What is Minting?
Minting is the process of producing medals by pressing a blank metal disk using a pressing machine against a stamping steel die which is a tool that has an engraved impression on its surface. Through this process the die strikes an image or a relief on the blank, turning it into a coin or a medal.
View a video about minting medals here.
Making the Blanks
Strips of metal (brass, copper, nickel silver, silver or gold) of specified width are cut from metal sheets of specified thickness using a shear cutter. The strips are then cut using cutting dies to produce blanks. If a Proof or Brilliant finish is desired then the blank planchets are polished (by a rotating brush).

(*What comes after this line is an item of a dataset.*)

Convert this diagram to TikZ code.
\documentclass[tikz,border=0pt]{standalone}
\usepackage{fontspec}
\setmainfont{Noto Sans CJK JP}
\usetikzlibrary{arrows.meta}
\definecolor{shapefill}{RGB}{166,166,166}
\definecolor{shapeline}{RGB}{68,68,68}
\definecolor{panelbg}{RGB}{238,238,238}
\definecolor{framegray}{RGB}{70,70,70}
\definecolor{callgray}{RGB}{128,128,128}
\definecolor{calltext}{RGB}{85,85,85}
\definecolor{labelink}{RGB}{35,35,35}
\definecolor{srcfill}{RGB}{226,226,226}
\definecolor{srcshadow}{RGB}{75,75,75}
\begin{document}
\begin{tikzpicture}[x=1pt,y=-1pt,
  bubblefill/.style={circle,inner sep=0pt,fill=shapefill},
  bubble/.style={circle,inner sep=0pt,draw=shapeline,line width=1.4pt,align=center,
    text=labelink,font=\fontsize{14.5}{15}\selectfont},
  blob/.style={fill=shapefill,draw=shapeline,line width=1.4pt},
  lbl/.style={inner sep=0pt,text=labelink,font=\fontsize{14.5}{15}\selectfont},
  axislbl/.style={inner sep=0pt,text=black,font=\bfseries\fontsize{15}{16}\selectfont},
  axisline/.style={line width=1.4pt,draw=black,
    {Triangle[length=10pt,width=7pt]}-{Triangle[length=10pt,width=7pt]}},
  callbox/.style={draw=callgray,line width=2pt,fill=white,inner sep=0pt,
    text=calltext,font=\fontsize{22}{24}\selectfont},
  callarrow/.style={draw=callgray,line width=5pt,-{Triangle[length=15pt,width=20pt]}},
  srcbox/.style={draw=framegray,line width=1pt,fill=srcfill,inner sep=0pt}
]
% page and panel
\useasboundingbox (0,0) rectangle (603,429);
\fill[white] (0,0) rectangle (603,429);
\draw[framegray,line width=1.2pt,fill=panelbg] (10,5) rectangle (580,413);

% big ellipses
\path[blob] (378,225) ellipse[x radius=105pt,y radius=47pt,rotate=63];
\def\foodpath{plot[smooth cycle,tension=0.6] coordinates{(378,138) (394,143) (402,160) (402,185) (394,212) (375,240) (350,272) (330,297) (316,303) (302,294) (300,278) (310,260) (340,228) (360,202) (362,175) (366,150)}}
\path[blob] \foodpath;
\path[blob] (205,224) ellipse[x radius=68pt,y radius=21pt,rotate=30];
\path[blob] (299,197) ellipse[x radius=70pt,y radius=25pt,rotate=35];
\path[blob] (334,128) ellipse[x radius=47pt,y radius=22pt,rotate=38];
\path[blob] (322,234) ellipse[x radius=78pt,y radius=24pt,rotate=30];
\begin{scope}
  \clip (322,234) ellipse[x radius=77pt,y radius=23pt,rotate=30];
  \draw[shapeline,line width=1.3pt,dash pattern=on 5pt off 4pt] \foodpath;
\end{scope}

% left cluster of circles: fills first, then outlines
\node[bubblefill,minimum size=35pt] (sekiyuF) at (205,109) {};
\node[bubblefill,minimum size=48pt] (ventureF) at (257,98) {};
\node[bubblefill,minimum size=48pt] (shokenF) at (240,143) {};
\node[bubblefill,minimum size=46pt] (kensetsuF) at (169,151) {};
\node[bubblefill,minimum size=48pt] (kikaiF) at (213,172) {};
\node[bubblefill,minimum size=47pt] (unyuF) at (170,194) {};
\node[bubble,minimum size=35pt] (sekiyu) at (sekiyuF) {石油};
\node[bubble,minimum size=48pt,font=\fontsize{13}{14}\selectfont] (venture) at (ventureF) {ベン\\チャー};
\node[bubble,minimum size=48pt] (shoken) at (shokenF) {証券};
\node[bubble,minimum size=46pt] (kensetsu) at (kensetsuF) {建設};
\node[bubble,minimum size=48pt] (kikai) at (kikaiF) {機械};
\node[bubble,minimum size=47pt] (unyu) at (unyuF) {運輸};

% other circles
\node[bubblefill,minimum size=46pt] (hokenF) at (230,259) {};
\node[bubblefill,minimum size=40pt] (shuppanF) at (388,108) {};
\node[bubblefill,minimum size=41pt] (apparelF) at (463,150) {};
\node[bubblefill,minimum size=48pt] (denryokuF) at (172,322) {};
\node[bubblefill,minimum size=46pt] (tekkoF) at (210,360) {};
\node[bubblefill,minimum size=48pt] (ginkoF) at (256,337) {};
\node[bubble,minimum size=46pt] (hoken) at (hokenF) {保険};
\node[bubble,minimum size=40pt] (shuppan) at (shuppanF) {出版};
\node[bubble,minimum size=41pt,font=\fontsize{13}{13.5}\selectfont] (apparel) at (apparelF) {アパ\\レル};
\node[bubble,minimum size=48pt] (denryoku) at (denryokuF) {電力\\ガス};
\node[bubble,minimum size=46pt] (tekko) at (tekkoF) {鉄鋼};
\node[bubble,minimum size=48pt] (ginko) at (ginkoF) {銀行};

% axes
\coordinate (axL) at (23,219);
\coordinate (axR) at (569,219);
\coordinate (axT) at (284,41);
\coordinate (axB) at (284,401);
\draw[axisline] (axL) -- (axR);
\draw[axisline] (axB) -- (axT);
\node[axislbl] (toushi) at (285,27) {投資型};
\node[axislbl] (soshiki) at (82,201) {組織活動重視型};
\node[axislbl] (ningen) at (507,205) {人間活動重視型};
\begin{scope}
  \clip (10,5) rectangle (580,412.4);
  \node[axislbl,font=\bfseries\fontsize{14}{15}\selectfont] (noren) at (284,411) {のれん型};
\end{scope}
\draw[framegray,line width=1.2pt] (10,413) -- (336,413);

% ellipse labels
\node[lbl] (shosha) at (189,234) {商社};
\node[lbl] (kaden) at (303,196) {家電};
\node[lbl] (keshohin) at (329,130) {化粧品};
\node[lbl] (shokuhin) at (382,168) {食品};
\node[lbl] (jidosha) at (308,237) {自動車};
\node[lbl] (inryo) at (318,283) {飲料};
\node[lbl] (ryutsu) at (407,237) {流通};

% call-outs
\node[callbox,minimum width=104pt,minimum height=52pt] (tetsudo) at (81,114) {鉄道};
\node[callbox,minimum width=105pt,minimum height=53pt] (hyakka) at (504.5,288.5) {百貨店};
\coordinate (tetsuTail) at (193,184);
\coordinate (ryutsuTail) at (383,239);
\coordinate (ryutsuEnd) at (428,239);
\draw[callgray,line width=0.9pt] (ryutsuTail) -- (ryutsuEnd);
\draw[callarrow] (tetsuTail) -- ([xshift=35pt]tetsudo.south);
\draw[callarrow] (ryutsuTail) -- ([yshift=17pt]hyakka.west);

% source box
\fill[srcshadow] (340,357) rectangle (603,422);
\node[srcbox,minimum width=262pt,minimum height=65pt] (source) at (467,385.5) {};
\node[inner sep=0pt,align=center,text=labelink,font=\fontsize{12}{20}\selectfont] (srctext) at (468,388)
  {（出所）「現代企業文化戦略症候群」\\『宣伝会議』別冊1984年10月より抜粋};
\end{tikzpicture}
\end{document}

The word minting is usually exchanged with striking and stamping. The minting press utilizes very high pressure (e.g. 300 tons), to impress upon the blanks a negative motive of the die. After fixing the top and bottom dies in the minting press, blanks are fed to the press and are stamped on both sides at once. If the medal is required to have a low relief then one strike is enough, however, Proof or High Relief medals may be struck two or more times. After each strike, the medal must be heat treated to reduce its hardness.
Depending on customer requirements, different procedures are used to produce different types of medals. Minted medals can be gold plated, silver plated etc... They can be chemically treated (artificially oxidized) to give them an antique appearance, sandblasting may be required, surface polishing may be applied, even hand color-filling may be required.